What is being asked:
Leave out the pictures and retype only the lines from the opening line to the line that holds "fig = go.Figure()", both ends included.

Information supplied:

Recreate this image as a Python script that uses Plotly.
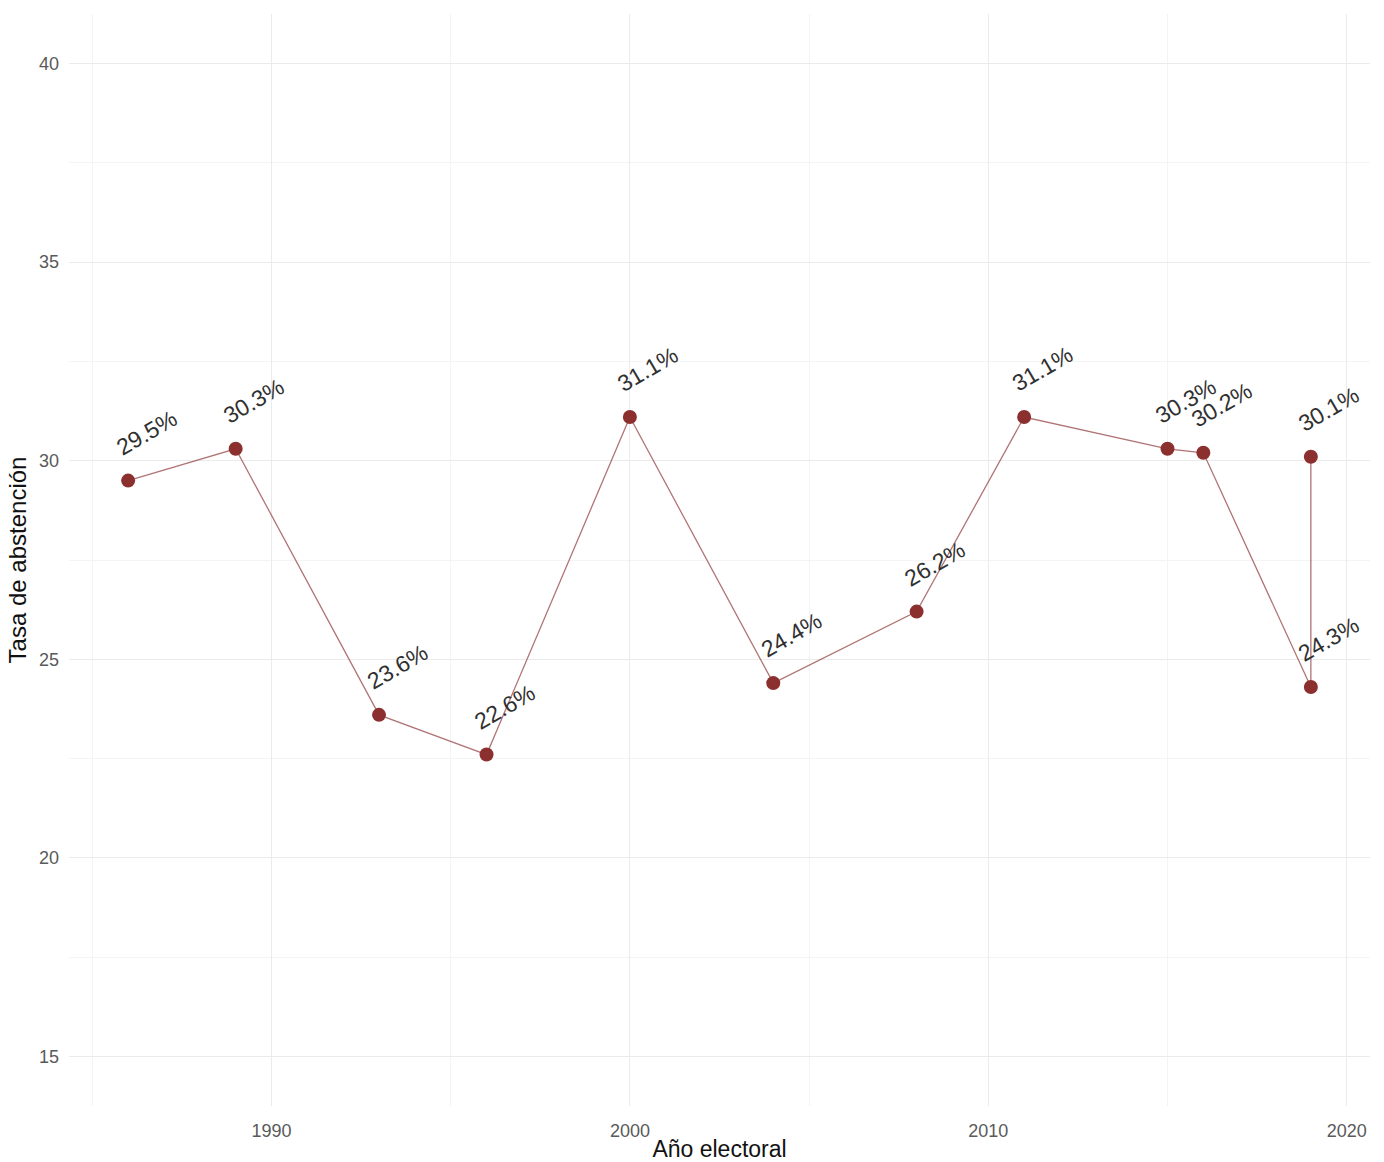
import plotly.graph_objects as go

# Elecciones generales y tasa de abstención (%)
anios = [1986, 1989, 1993, 1996, 2000, 2004, 2008, 2011, 2015, 2016, 2019, 2019]
abstencion = [29.5, 30.3, 23.6, 22.6, 31.1, 24.4, 26.2, 31.1, 30.3, 30.2, 24.3, 30.1]
etiquetas = [f"{v:.1f}%" for v in abstencion]

x_ticks = [1990, 2000, 2010, 2020]
y_ticks = [15, 20, 25, 30, 35, 40]

COLOR_PUNTO = "#8b2f2f"
COLOR_LINEA = "rgba(150, 70, 70, 0.75)"
FUENTE = "Liberation Sans, Arial, sans-serif"

fig = go.Figure()

fig.add_trace(go.Scatter(
    x=anios, y=abstencion,
    mode="lines",
    line=dict(color=COLOR_LINEA, width=1.3),
    hoverinfo="skip",
    showlegend=False,
))
fig.add_trace(go.Scatter(
    x=anios, y=abstencion,
    mode="markers",
    marker=dict(color=COLOR_PUNTO, size=14),
    showlegend=False,
))

# Etiquetas de valor giradas sobre cada punto
for xa, ya, txt in zip(anios, abstencion, etiquetas):
    fig.add_annotation(
        x=xa, y=ya, text=txt, showarrow=False,
        textangle=-30, xshift=18, yshift=48,
        font=dict(family=FUENTE, size=23, color="#303030"),
    )

grid_major = "#ebebeb"
grid_minor = "#f4f4f4"

fig.update_layout(
    width=1384, height=1162,
    margin=dict(l=69, r=14, t=14, b=56),
    paper_bgcolor="white",
    plot_bgcolor="white",
    font=dict(family=FUENTE),
    xaxis=dict(
        range=[1984.35, 2020.65],
        tickvals=x_ticks,
        ticktext=[str(t) for t in x_ticks],
        showgrid=True, gridcolor=grid_major, gridwidth=1,
        minor=dict(tickvals=[1985, 1995, 2005, 2015], showgrid=True,
                   gridcolor=grid_minor, gridwidth=1),
        zeroline=False, showline=False, ticks="",
        automargin=False,
        ticklabelstandoff=12,
        tickfont=dict(size=18, color="#5a5a5a"),
        title=dict(text="Año electoral", font=dict(size=23, color="#111111"),
                   standoff=4),
    ),
    yaxis=dict(
        range=[13.75, 41.25],
        tickvals=y_ticks,
        ticktext=[str(t) for t in y_ticks],
        showgrid=True, gridcolor=grid_major, gridwidth=1,
        minor=dict(tickvals=[17.5, 22.5, 27.5, 32.5, 37.5], showgrid=True,
                   gridcolor=grid_minor, gridwidth=1),
        zeroline=False, showline=False, ticks="",
        automargin=False,
        ticklabelstandoff=9,
        tickfont=dict(size=18, color="#5a5a5a"),
        title=dict(text="Tasa de abstención", font=dict(size=24, color="#111111"),
                   standoff=5),
    ),
)

fig.write_html("out.html")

Exercise result:
Recreate this image as a Python script that uses Plotly.
import plotly.graph_objects as go

# Elecciones generales y tasa de abstención (%)
anios = [1986, 1989, 1993, 1996, 2000, 2004, 2008, 2011, 2015, 2016, 2019, 2019]
abstencion = [29.5, 30.3, 23.6, 22.6, 31.1, 24.4, 26.2, 31.1, 30.3, 30.2, 24.3, 30.1]
etiquetas = [f"{v:.1f}%" for v in abstencion]

x_ticks = [1990, 2000, 2010, 2020]
y_ticks = [15, 20, 25, 30, 35, 40]

COLOR_PUNTO = "#8b2f2f"
COLOR_LINEA = "rgba(150, 70, 70, 0.75)"
FUENTE = "Liberation Sans, Arial, sans-serif"

fig = go.Figure()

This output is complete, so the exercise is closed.